Our planet’s changing orbit helped life survive ‘Snowball Earth’

Iron-rich rock layers deposited during Earth’s most extreme ice ages could explain how oxygen persisted in oceans.
By | Published: August 9, 2021 | Last updated on May 18, 2023
Snowball_Earth
muratart/Shutterstock

While the thought of ice at the equator may be difficult to imagine, there is compelling evidence that much, if not all, of Earth’s land and oceans were once covered by ice — an event known as “Snowball Earth.”

The rocks of South Australia’s Flinders Ranges contain clues of this extreme ice age. Before tectonic forces worked to lift the mountains from the bottom of the ocean to the heights they occupy today, glacial ice carried boulders from afar and dropped them at the site. The fact that the boulders were deposited within a few degrees of the equator can only mean one thing; At some point in Earth’s history, ice occupied low latitudes.
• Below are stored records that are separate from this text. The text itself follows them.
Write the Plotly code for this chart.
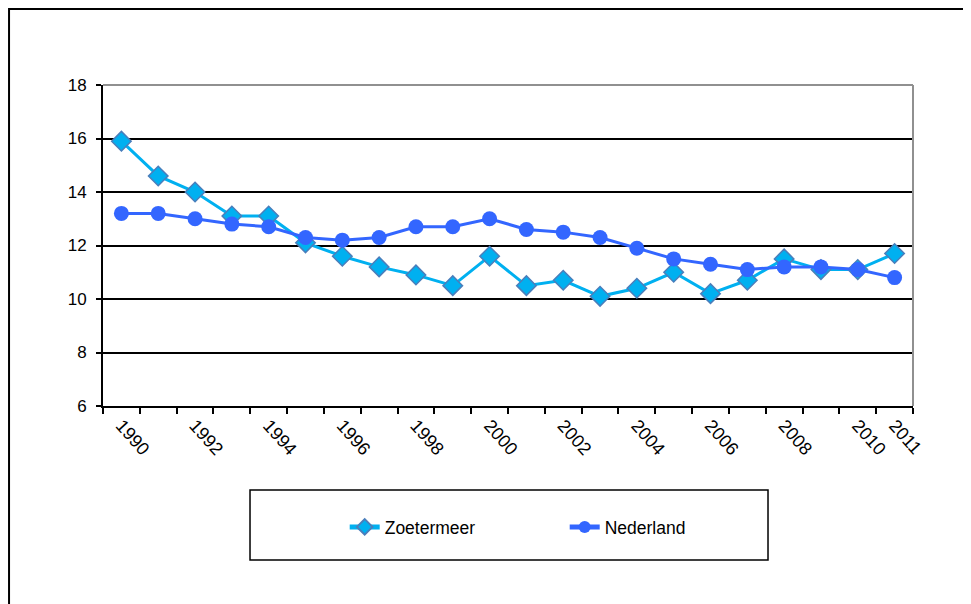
import plotly.graph_objects as go

years = list(range(1990, 2012))
zoetermeer = [15.9, 14.6, 14.0, 13.1, 13.1, 12.1, 11.6, 11.2, 10.9, 10.5, 11.6,
              10.5, 10.7, 10.1, 10.4, 11.0, 10.2, 10.7, 11.5, 11.1, 11.1, 11.7]
nederland = [13.2, 13.2, 13.0, 12.8, 12.7, 12.3, 12.2, 12.3, 12.7, 12.7, 13.0,
             12.6, 12.5, 12.3, 11.9, 11.5, 11.3, 11.1, 11.2, 11.2, 11.1, 10.8]
x_labels = [1990, 1992, 1994, 1996, 1998, 2000, 2002, 2004, 2006, 2008, 2010, 2011]
y_ticks = [6, 8, 10, 12, 14, 16, 18]

fig = go.Figure()

fig.add_trace(go.Scatter(x=years, y=zoetermeer, name="Zoetermeer", mode="lines+markers",
                         line=dict(color="#00B0F0", width=3),
                         marker=dict(symbol="diamond", size=15, color="#00B0F0",
                                     line=dict(color="#4A7EBB", width=1.5))))
fig.add_trace(go.Scatter(x=years, y=nederland, name="Nederland", mode="lines+markers",
                         line=dict(color="#3366FF", width=3),
                         marker=dict(symbol="circle", size=15, color="#3366FF")))

# outer chart border, plot area border (gray) and legend box
fig.add_shape(type="rect", xref="paper", yref="paper", x0=-0.116, x1=1.1, y0=-0.7, y1=1.2368,
              line=dict(color="black", width=2), layer="below")
fig.add_shape(type="line", xref="paper", yref="paper", x0=0, x1=1, y0=1, y1=1,
              line=dict(color="#909090", width=2), layer="above")
fig.add_shape(type="line", xref="paper", yref="paper", x0=1, x1=1, y0=0, y1=1,
              line=dict(color="#909090", width=2), layer="above")
fig.add_shape(type="rect", xref="paper", yref="paper", x0=0.1815, x1=0.8210, y0=-0.480, y1=-0.262,
              line=dict(color="black", width=1.5))

fig.update_layout(
    width=971, height=604,
    margin=dict(l=95, r=66, t=77, b=206),
    paper_bgcolor="white", plot_bgcolor="white",
    font=dict(family="Liberation Sans, Arial", size=17, color="black"),
    showlegend=True,
    legend=dict(orientation="h", x=0.57, xanchor="center", y=-0.377, yanchor="middle",
                font=dict(size=17.5), entrywidth=175, itemsizing="constant",
                bgcolor="rgba(0,0,0,0)"),
    xaxis=dict(range=[1989.5, 2011.5], tickvals=x_labels, ticktext=[str(v) for v in x_labels],
               tickangle=48, ticks="", showgrid=False, zeroline=False, tickfont=dict(size=18),
               showline=True, linecolor="black", linewidth=2,
               minor=dict(tick0=1989.5, dtick=1, ticks="outside", ticklen=6,
                          tickcolor="black", tickwidth=1.5, showgrid=False)),
    yaxis=dict(range=[6, 18], tickvals=y_ticks, ticks="outside", ticklen=5, tickcolor="black",
               tickwidth=1.5, showgrid=True, gridcolor="black", gridwidth=1.5, zeroline=False,
               showline=True, linecolor="black", linewidth=2, ticklabelstandoff=6),
)

fig.write_html("out.html")
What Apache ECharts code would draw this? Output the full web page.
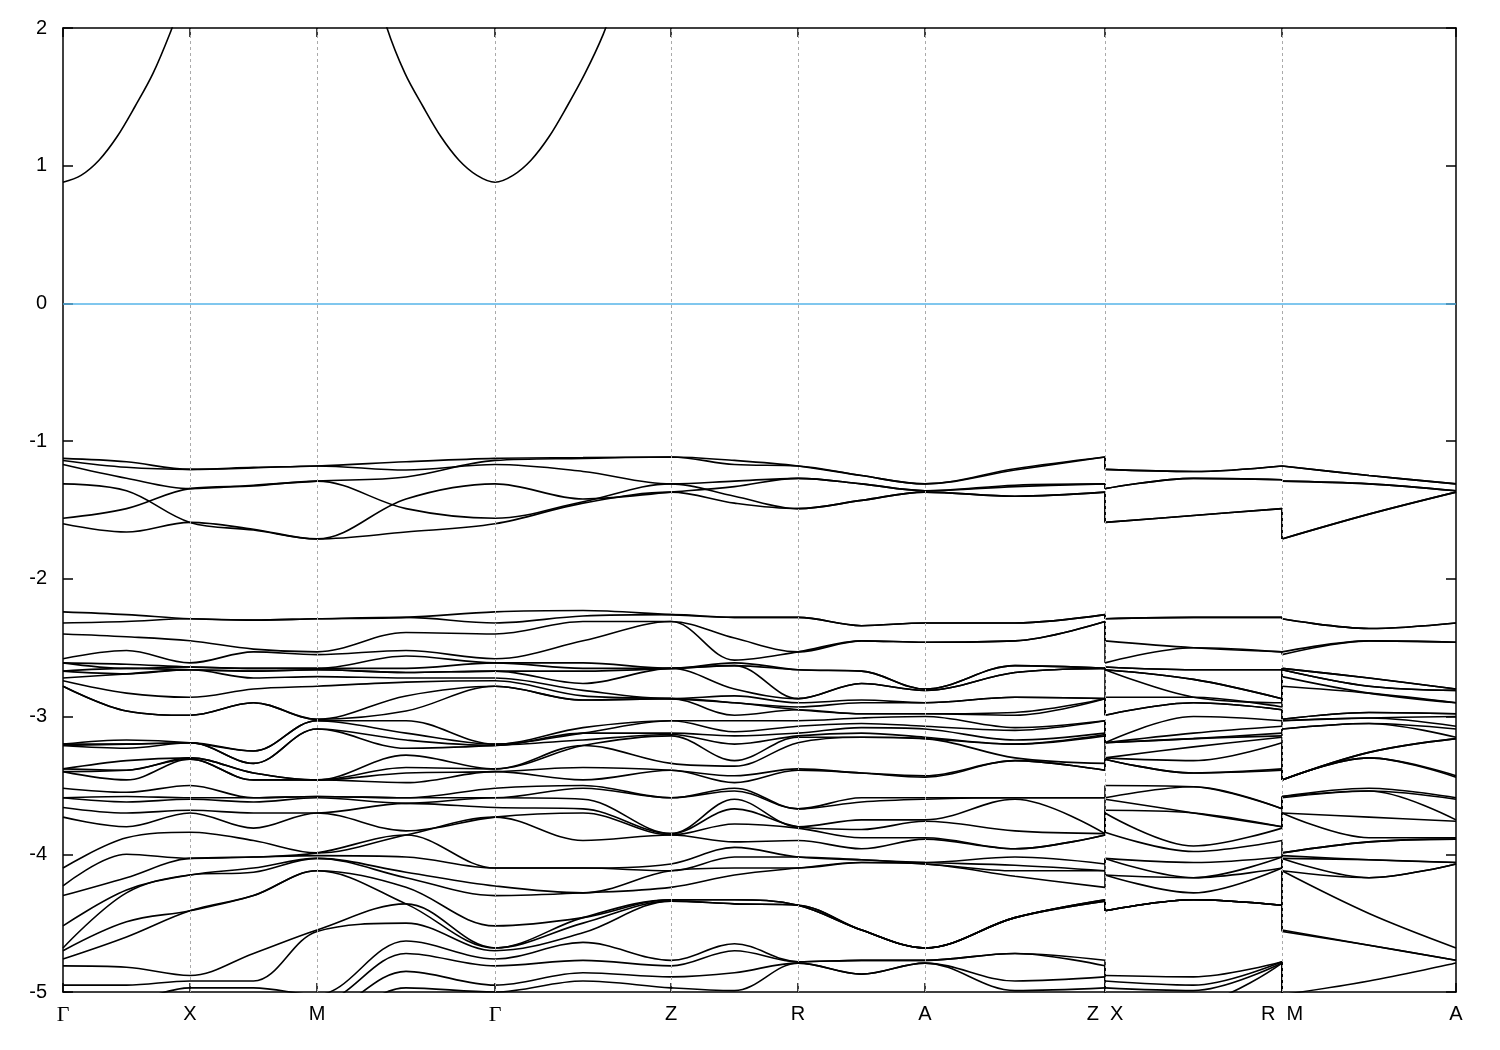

Analyses of these rocks show that Snowball Earth conditions began about 700 million years ago and lasted nearly 60 million years, ending just before the planet’s greatest burst of new life. But one question has plagued researchers for nearly a century: how did early life manage to survive to that point? With massive ice sheets sealing off water from the atmosphere, the oceans would have had little to no oxygen for inhabitants.

Banded iron formations

To answer this question, a team of researchers turned to layers of iron- and silica-rich sedimentary rocks known as banded iron formations (BIFs), deposited in the ocean during Snowball Earth and now found in the Flinders Ranges.

“Of all the Snowball rocks, BIFs are the only ones that are like an ice-core — a constant tape-recorder at the bottom of the seafloor that captured clues as to what happened during Snowball Earth,” says Ross Mitchell, a geologist at the Chinese Academy of Sciences in Beijing, China, and lead author of a new study published in Nature Communications.

270025_web
Banded iron formations showing the alternation between iron-rich (red) and silica-rich (white) layers.
University of Southampton

The BIFs formed when layers of sea ice prevented the exchange of oxygen between the atmosphere and the ocean, allowing iron from underwater volcanic eruptions to build up in the seawater. However, the periodic layers of silica are evidence that pulses of oxygen must have been involved as well.

“Layers like this don’t form when the ocean is completely sealed off with ice,” says Mitchell.

To examine how oxygen could have entered the ocean during Snowball Earth, he and his colleagues measured the extent to which the BIFs became magnetized when exposed to a magnetic field. They discovered that the timing of changes in Earth’s orbit (known as Milankovitch cycles) aligned well with the timing of variations in the rocky layers.

BIFs and Milankovitch cycles

Milankovitch cycles refer to the periodic changes in the shape of Earth’s orbit, along with its tilt and wobble, over tens of thousands of years. The changes affect Earth’s position relative to the Sun and the amount of solar radiation that reaches its surface, in turn influencing Earth’s climate.

One possible interpretation of the newest finding is that Milankovitch cycles caused ice sheets to advance and retreat in rhythm with the changes in incoming solar radiation. This would explain why rocks, such as those at the Flinders Ranges, alternate between the sedimentary layers of BIFs and glacial deposits.

The researchers report that the BIFs were deposited during hundreds of glacial advances and retreats over a period of four million years. “Our new data suggests that the ice retreat opened ice-free areas, allowing oxygen to mix into the oceans and enabling life to persist during Snowball Earth,” says Mitchell.

270026_web
A glacial “dropstone” with a scratched surface that is linked to the movement of ice.
University of Southampton

Grounding lines

The theory that Snowball Earth experienced a series of glacial advances and retreats, allowing oxygen to persist in its oceans and in turn enabling life to survive, fits well with an existing one.

During advances of continental ice sheets, the pressure from overlying ice causes melting beneath the glacier. At grounding lines (where ice sheets meet the ocean), meltwater enters the ocean — along with whatever oxygen was trapped inside as air bubbles when the ice formed.

Sediments from around the world contribute evidence that this occurred during Snowball Earth. The process was essentially an “oxygen pump,” similar to what is happening in today’s sub-glacial lakes, says Galen Halverson, a geologist at McGill University in Québec, Canada, who was not involved with the study.

Halverson and his team of researchers examined BIFs in a 2019 study and found that the convergence of oxygen-rich meltwater and iron-rich seawater at grounding lines likely provided enough energy to sustain life during this time. The advance and retreat of ice due to Earth’s orbital cycles could have opened more areas in the ocean and contributed to this oxygen pump at grounding lines during Snowball Earth.

“I can’t see why both [ideas] can’t coexist,” says Halverson. “The BIFs are this critical clue that we have left over from Snowball Earth that can help explain how oxygen existed in the oceans and allowed life such as algae to survive.”